芙蓉和鸳鸯,是花鸟画家经常表现的题材,但芙蓉一般都是重彩染色,枝叶翠绿欲滴,花朵艳丽夺目,鸳鸯则着重写其形貌,特别是羽毛的缤纷多姿,这固然是比较写实的一种方法,但画得多了,不免流于陈套。而张中这幅画,全用墨笔,针对不同的景物,运用不同层次的墨色加以表现。如芙蓉的花朵,淡淡的墨色匀出花瓣,再略作晕染,然后点以花蕊,所费笔墨不多,但见一朵朵盛开的白芙蓉,呈现在眼前。
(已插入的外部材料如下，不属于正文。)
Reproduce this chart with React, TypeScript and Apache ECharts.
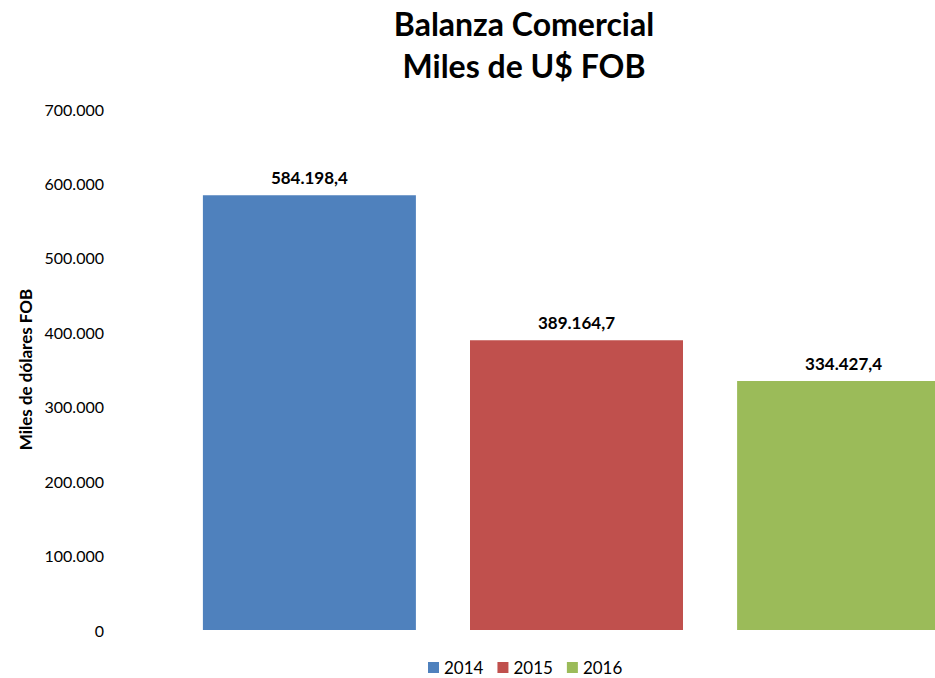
import React, { useEffect, useRef } from "react";
import * as echarts from "echarts";

const years = ["2014", "2015", "2016"];
const values = [584198.4, 389164.7, 334427.4];
const colors = ["#4F81BD", "#C0504D", "#9BBB59"];
const categories = ["Balanza"];

const FONT = "Lato, 'Open Sans', sans-serif";

function fmtEs(v: number, decimals: number): string {
  const fixed = v.toFixed(decimals);
  const [intPart, dec] = fixed.split(".");
  const withDots = intPart.replace(/\B(?=(\d{3})+(?!\d))/g, ".");
  return dec !== undefined ? withDots + "," + dec : withDots;
}

export default function App() {
  const ref = useRef<HTMLDivElement>(null);
  useEffect(() => {
    if (!ref.current) return;
    const chart = echarts.init(ref.current, undefined, { renderer: "svg" });
    chart.setOption({
      animation: false,
      backgroundColor: "#ffffff",
      textStyle: { fontFamily: FONT },
      title: {
        text: "Balanza Comercial\nMiles de U$ FOB",
        left: 519,
        textAlign: "center",
        top: -3,
        textStyle: {
          fontFamily: FONT,
          fontSize: 32,
          fontWeight: "bold",
          color: "#000",
          lineHeight: 42,
        },
      },
      legend: {
        bottom: -3,
        left: 423,
        itemWidth: 11,
        itemHeight: 11,
        itemGap: 14,
        icon: "rect",
        data: years,
        textStyle: { fontFamily: FONT, fontSize: 17, color: "#000" },
      },
      grid: { left: 112, top: 109, width: 929, height: 521 },
      xAxis: {
        type: "category",
        data: categories,
        axisLine: { show: false },
        axisTick: { show: false },
        axisLabel: { show: false },
      },
      yAxis: {
        type: "value",
        min: 0,
        max: 700000,
        interval: 100000,
        name: "Miles de dólares FOB",
        nameLocation: "middle",
        nameGap: 77,
        nameTextStyle: { fontFamily: FONT, fontSize: 17, fontWeight: "bold", color: "#000" },
        axisLine: { show: false },
        axisTick: { show: false },
        splitLine: { show: false },
        axisLabel: {
          margin: 8,
          fontFamily: FONT,
          fontSize: 16,
          color: "#000",
          formatter: (v: number) => fmtEs(v, 0),
        },
      },
      series: years.map((y, i) => ({
        name: y,
        type: "bar",
        data: [values[i]],
        barWidth: 213,
        barGap: "25.4%",
        itemStyle: { color: colors[i] },
        label: {
          show: true,
          position: "top",
          distance: 9,
          fontFamily: FONT,
          fontSize: 17,
          fontWeight: "bold",
          color: "#000",
          formatter: (p: any) => fmtEs(p.value, 1),
        },
      })),
    });
    return () => chart.dispose();
  }, []);
  return (
    <div
      style={{
        position: "absolute",
        left: 0,
        top: 0,
        width: 935,
        height: 678,
        overflow: "hidden",
        background: "#fff",
      }}
    >
      <div ref={ref} style={{ width: 1100, height: 678 }} />
    </div>
  );
}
描绘木芙蓉的叶子,也能看出画家用墨的娴熟技巧。数十片叶子,阴阳向背,前后左右,可谓变化多端,但都依靠墨色的浓淡分出,毫无单调重复之感。在叶子上再加上六七笔,勾出叶筋,就更显出木芙蓉的生机勃勃了。此画最重要的部分,是一对嬉水的鸳鸯,这应该是画家匠心所至,用力最勤的地方。雄禽的头部,除了勾画眼、嘴之外,又用较浓的墨色,只简单的几笔,便梳理出头顶的羽毛,大胆地将头部处理成一个空白的圆形,不但可以使眼睛显得分外有神,而且照顾与旁边那只雌禽的关系。雄禽其他部位的羽毛,用不同的灰调渲晕点染,层次分明,两翼上的羽饰,用“留白”画出,更富有变化。这样,不用五彩,照样表现了雄禽羽色的丰富,一样起到显眼夺目的效果。雌禽的羽色从头部、颈部、翅膀到尾巴,墨色的深浅都不一样,各部分的分界处皆用极淡的墨色过渡,形成几个相对的整体,有统一中见变化的效果。
芙蓉鸳鸯图
作为主要景物陪衬的水波,画家也没有轻易放过。他用细致而不呆板的笔法,晕染波纹、旋涡,竭力表现动感,使流水富有韵律。由于画家注意到水波的质的特点,把握了墨色浓淡,因而使水波具有清澈明净、波光粼粼的美感。
水墨花鸟,在元代有突破性的发展,这除了由于社会原因而促使画家们改变传统的审美情趣外,还由于当时的绘画技法、特别是用笔用墨,已经达到一个相当成熟的程度。当时的水墨花鸟有几种不同的风格,一种是仍以黄筌的工笔勾勒法为主,只不过勾勒后的填色改为用墨,如王渊即是;还有一种是以写意为主,谓之“墨戏”,如边鲁等。张中的水墨花鸟,是属于兼工带写的一类,既有工笔的严谨,也不乏写意的舒松。他的笔墨技法,虽接近王渊,而比王渊更讲究表现个人性情的笔墨意趣。这只要将《芙蓉鸳鸯图》与王渊的《竹石集禽图》作一比较,就可看出。张中有一幅《桃花幽鸟图》,其笔墨与《芙蓉鸳鸯图》相类,画幅上近三分之二地位,被当时及后人题满了诗词、跋语,其人数多达二十,这种清淡写意的新风格,大受人们喜爱。
元人喜作墨花墨禽,张中的《芙蓉鸳鸯图》是帧十分成功的代表性作品。